The automotive industry is in the midst of a fundamental reinvention. Vehicles are no longer defined solely by engineering and manufacturing excellence. They’re increasingly digital platforms that generate data, shape customer experiences, and evolve through software. At Nissan Americas, this shift is being led by CIO Lesley Ma, who’s reimagining how technology enables and accelerates the business.
“I thrive in situations where big transformations are a must,” Ma says. “Not many people like change, but being an engineer at heart, I’m always looking for a better way.”
Her career spans multiple automotive transformations at iconic Motor City brands, including Ford, GM, and Cadillac. Across those roles, Ma has built a reputation for a bias toward action, and a conviction that calculates risk-taking as essential for meaningful change.
For her, standing still isn’t an option. If an organization isn’t changing, she believes, it’s likely declining. Here, she shares the transformation playbook she’s running at Nissan Americas, the experiences that shaped her approach, and the principles she uses to foster ownership, purpose, and psychological safety in the middle of large-scale change.
Reimagining tech at Nissan Americas
Since stepping into the CIO role in April last year, Ma has reorganized Nissan Americas’ technology function around value chains, shifting the operating model from functional silos to a product-centric approach focused on outcomes. She’s introduced roles such as journey owners, product owners, and agile evangelists to reinforce systems thinking and accountability across teams. The objective is clear: pair operational excellence with continuous innovation.
“Innovation isn’t isolated to a team of specialists, and it’s not a place you visit,” Ma says. “It’s a behavior you model.” While Nissan’s teams already execute with discipline, Ma has expanded their remit to include adoption, experience, and measurable customer value. That, she says, requires a constant innovation mindset.
To anchor the transformation, she applies a framework she calls patterns, products, and platforms. Patterns define the repeatable ways experiences are designed and operated, drawing from both automotive-specific and cross-industry best practices. Products represent the technology-enabled experiences Nissan must deliver, with teams responsible not only for features, but also for competitive awareness and growth-oriented strategy. Platforms are the technology suites selected to scale these efforts, guided by a clearly defined north star.
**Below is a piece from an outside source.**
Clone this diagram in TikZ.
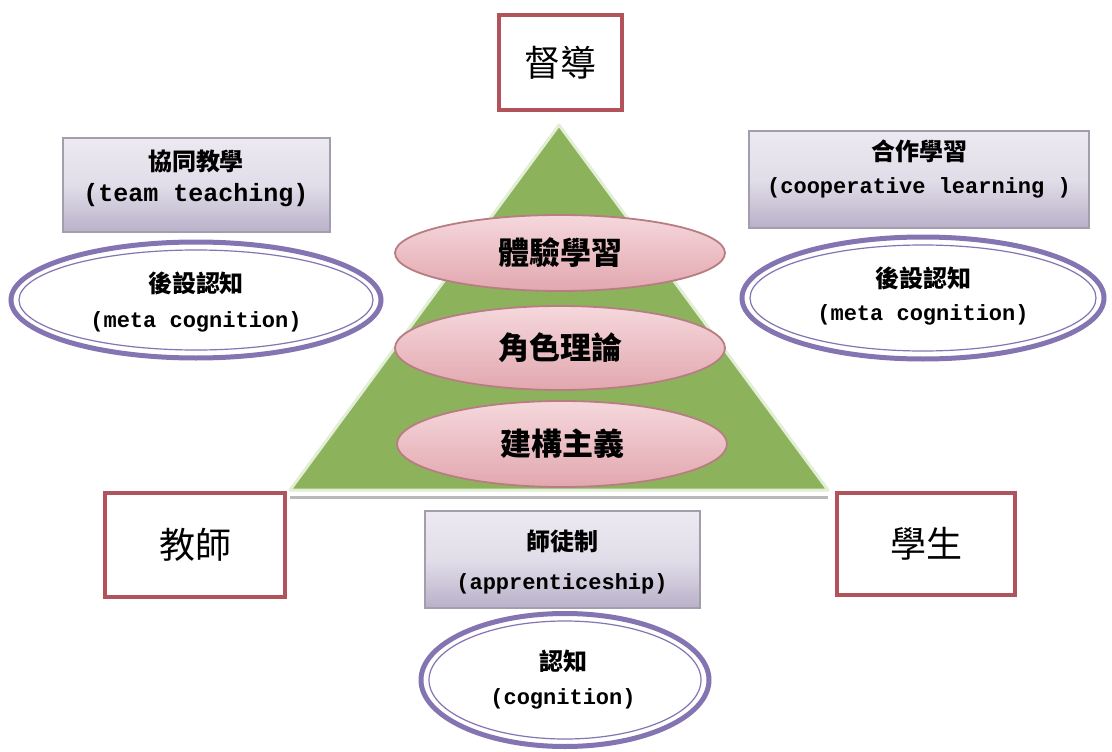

“We start with patterns, build products aligned to value chains, and architect the ecosystem to reduce platform sprawl,” Ma says. “That’s how you get speed with control.” The approach is already helping Nissan reduce fragmentation, accelerate delivery, and strengthen its architectural foundation.
Building a data-driven future
A central pillar of Ma’s agenda is a shift from application-centric architecture to one designed around data flow. Her vision is to create intelligent systems that continuously generate, analyze, and reintegrate data into business decisions, creating a virtuous cycle where insight drives action.
“What flows through everything is data,” she says. “So we’re designing for intelligent systems, not just applications.”
Culture, talent, and the courage to change
As the automotive industry grapples with electrification, AI, and supply chain disruption, Ma sees adaptability as the defining capability. Technology alone isn’t enough. Mindset, collaboration, and leadership under pressure determine whether transformation succeeds.
“There’s nothing soft about communication, collaboration, or leadership under pressure,” she says. “They’re hard, earned, and they determine impact. Technical depth combined with product judgment and brand awareness is what wins.”
And on AI, Ma takes a pragmatic and human-centered view. The challenge isn’t simply automation, but helping people navigate uncertainty with confidence.
“None of us has all the answers,” she says. “Our responsibility is to listen, learn, and guide our teams so change feels less threatening and more like an opportunity to grow.”
Lessons that led here
Ma’s transformation playbook at Nissan is deeply shaped by her prior roles across the automotive landscape. At Ford, she experienced the power of a bold, end-to-end vision, leading work to compress order-to-delivery timelines in what she describes as doing Amazon before Amazon. At GM, she oversaw global order fulfillment and purchasing across multiple brands, balancing local autonomy with enterprise alignment. And at Cadillac, she helped reposition a legacy brand for a new generation by tightly integrating technology, design, and customer experience.
“You carry the responsibility of stewarding a storied brand into the future,” she says. “That responsibility sharpens decision-making and brings product, marketing, and technology together around a shared purpose.”
These experiences reinforced her belief that brand is as much a cultural construct as a marketing one, and that transformation only takes hold when technology, people, and processes evolve together.
Lighting the path forward
At the core of Ma’s leadership philosophy is ownership. She believes everyone in the technology organization is accountable for outcomes, not just execution. That ethos is reflected in the team’s commitment to its mission to drive Nissan’s digital future.
“Everyone in technology should see themselves as a business leader with skin in the game,” Ma says. “When you bring value every day, you do more than keep the lights on. You help light the path forward.”